**Challenge:**
Reproduce the data in its entirety, exactly as supplied.
** Begin Data block **
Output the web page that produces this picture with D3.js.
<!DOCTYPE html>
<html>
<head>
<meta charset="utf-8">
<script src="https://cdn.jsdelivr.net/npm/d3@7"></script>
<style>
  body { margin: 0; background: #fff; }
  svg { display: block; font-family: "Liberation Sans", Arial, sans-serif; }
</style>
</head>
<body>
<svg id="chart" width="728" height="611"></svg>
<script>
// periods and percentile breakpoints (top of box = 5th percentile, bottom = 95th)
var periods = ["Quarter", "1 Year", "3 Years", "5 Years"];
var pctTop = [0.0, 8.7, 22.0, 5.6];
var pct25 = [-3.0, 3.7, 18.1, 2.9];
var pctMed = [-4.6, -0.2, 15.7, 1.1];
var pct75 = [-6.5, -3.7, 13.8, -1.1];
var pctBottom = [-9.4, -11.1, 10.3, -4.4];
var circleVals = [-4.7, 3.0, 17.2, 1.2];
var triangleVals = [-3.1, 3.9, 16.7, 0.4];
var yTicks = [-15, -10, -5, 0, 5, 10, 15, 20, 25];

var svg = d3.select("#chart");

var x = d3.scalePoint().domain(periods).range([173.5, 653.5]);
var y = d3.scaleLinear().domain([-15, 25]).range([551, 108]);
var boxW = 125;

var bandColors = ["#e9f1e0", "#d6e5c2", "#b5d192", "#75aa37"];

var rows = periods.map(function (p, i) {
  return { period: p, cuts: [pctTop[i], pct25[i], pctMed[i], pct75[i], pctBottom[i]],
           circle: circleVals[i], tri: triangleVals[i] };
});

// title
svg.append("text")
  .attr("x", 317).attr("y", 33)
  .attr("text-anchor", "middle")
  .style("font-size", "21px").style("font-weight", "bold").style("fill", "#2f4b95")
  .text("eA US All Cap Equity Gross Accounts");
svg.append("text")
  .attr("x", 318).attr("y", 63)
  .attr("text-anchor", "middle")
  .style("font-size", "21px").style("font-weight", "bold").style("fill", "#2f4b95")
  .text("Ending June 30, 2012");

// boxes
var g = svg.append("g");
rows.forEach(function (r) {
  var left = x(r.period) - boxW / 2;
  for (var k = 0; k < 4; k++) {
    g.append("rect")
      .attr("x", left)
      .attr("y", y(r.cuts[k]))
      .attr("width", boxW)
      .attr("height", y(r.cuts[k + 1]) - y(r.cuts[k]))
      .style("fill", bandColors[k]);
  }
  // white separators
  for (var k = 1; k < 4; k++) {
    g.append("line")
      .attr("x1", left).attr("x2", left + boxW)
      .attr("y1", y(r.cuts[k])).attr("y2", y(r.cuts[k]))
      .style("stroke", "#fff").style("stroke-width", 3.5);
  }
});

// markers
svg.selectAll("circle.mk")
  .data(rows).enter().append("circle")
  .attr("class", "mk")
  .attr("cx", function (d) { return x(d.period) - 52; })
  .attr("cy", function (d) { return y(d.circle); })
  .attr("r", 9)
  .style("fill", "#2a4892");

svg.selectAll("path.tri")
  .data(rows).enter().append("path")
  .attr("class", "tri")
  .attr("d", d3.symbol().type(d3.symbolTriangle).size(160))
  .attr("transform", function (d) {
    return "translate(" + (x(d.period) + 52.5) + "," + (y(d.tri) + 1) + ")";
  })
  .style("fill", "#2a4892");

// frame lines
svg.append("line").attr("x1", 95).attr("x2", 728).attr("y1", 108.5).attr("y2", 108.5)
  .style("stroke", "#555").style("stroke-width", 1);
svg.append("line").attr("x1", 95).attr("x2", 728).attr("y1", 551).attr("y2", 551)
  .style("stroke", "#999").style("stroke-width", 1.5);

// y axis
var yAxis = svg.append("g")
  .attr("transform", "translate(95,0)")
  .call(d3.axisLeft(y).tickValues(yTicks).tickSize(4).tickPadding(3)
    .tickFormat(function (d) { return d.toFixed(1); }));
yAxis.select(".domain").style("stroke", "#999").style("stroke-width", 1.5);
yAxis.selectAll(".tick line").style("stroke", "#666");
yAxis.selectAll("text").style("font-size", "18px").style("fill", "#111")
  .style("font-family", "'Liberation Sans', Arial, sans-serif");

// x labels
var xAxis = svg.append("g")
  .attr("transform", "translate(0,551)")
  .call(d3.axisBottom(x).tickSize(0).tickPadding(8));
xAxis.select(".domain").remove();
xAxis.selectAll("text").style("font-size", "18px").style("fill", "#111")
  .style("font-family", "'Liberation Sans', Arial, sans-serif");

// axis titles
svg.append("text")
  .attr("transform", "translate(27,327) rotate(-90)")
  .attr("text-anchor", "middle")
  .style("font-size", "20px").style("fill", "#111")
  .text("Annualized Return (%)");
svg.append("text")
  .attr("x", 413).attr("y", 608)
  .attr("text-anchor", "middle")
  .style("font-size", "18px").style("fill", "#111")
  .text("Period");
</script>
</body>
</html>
** End Data block **
**Full output:**
Output the web page that produces this picture with D3.js.
<!DOCTYPE html>
<html>
<head>
<meta charset="utf-8">
<script src="https://cdn.jsdelivr.net/npm/d3@7"></script>
<style>
  body { margin: 0; background: #fff; }
  svg { display: block; font-family: "Liberation Sans", Arial, sans-serif; }
</style>
</head>
<body>
<svg id="chart" width="728" height="611"></svg>
<script>
// periods and percentile breakpoints (top of box = 5th percentile, bottom = 95th)
var periods = ["Quarter", "1 Year", "3 Years", "5 Years"];
var pctTop = [0.0, 8.7, 22.0, 5.6];
var pct25 = [-3.0, 3.7, 18.1, 2.9];
var pctMed = [-4.6, -0.2, 15.7, 1.1];
var pct75 = [-6.5, -3.7, 13.8, -1.1];
var pctBottom = [-9.4, -11.1, 10.3, -4.4];
var circleVals = [-4.7, 3.0, 17.2, 1.2];
var triangleVals = [-3.1, 3.9, 16.7, 0.4];
var yTicks = [-15, -10, -5, 0, 5, 10, 15, 20, 25];

var svg = d3.select("#chart");

var x = d3.scalePoint().domain(periods).range([173.5, 653.5]);
var y = d3.scaleLinear().domain([-15, 25]).range([551, 108]);
var boxW = 125;

var bandColors = ["#e9f1e0", "#d6e5c2", "#b5d192", "#75aa37"];

var rows = periods.map(function (p, i) {
  return { period: p, cuts: [pctTop[i], pct25[i], pctMed[i], pct75[i], pctBottom[i]],
           circle: circleVals[i], tri: triangleVals[i] };
});

// title
svg.append("text")
  .attr("x", 317).attr("y", 33)
  .attr("text-anchor", "middle")
  .style("font-size", "21px").style("font-weight", "bold").style("fill", "#2f4b95")
  .text("eA US All Cap Equity Gross Accounts");
svg.append("text")
  .attr("x", 318).attr("y", 63)
  .attr("text-anchor", "middle")
  .style("font-size", "21px").style("font-weight", "bold").style("fill", "#2f4b95")
  .text("Ending June 30, 2012");

// boxes
var g = svg.append("g");
rows.forEach(function (r) {
  var left = x(r.period) - boxW / 2;
  for (var k = 0; k < 4; k++) {
    g.append("rect")
      .attr("x", left)
      .attr("y", y(r.cuts[k]))
      .attr("width", boxW)
      .attr("height", y(r.cuts[k + 1]) - y(r.cuts[k]))
      .style("fill", bandColors[k]);
  }
  // white separators
  for (var k = 1; k < 4; k++) {
    g.append("line")
      .attr("x1", left).attr("x2", left + boxW)
      .attr("y1", y(r.cuts[k])).attr("y2", y(r.cuts[k]))
      .style("stroke", "#fff").style("stroke-width", 3.5);
  }
});

// markers
svg.selectAll("circle.mk")
  .data(rows).enter().append("circle")
  .attr("class", "mk")
  .attr("cx", function (d) { return x(d.period) - 52; })
  .attr("cy", function (d) { return y(d.circle); })
  .attr("r", 9)
  .style("fill", "#2a4892");

svg.selectAll("path.tri")
  .data(rows).enter().append("path")
  .attr("class", "tri")
  .attr("d", d3.symbol().type(d3.symbolTriangle).size(160))
  .attr("transform", function (d) {
    return "translate(" + (x(d.period) + 52.5) + "," + (y(d.tri) + 1) + ")";
  })
  .style("fill", "#2a4892");

// frame lines
svg.append("line").attr("x1", 95).attr("x2", 728).attr("y1", 108.5).attr("y2", 108.5)
  .style("stroke", "#555").style("stroke-width", 1);
svg.append("line").attr("x1", 95).attr("x2", 728).attr("y1", 551).attr("y2", 551)
  .style("stroke", "#999").style("stroke-width", 1.5);

// y axis
var yAxis = svg.append("g")
  .attr("transform", "translate(95,0)")
  .call(d3.axisLeft(y).tickValues(yTicks).tickSize(4).tickPadding(3)
    .tickFormat(function (d) { return d.toFixed(1); }));
yAxis.select(".domain").style("stroke", "#999").style("stroke-width", 1.5);
yAxis.selectAll(".tick line").style("stroke", "#666");
yAxis.selectAll("text").style("font-size", "18px").style("fill", "#111")
  .style("font-family", "'Liberation Sans', Arial, sans-serif");

// x labels
var xAxis = svg.append("g")
  .attr("transform", "translate(0,551)")
  .call(d3.axisBottom(x).tickSize(0).tickPadding(8));
xAxis.select(".domain").remove();
xAxis.selectAll("text").style("font-size", "18px").style("fill", "#111")
  .style("font-family", "'Liberation Sans', Arial, sans-serif");

// axis titles
svg.append("text")
  .attr("transform", "translate(27,327) rotate(-90)")
  .attr("text-anchor", "middle")
  .style("font-size", "20px").style("fill", "#111")
  .text("Annualized Return (%)");
svg.append("text")
  .attr("x", 413).attr("y", 608)
  .attr("text-anchor", "middle")
  .style("font-size", "18px").style("fill", "#111")
  .text("Period");
</script>
</body>
</html>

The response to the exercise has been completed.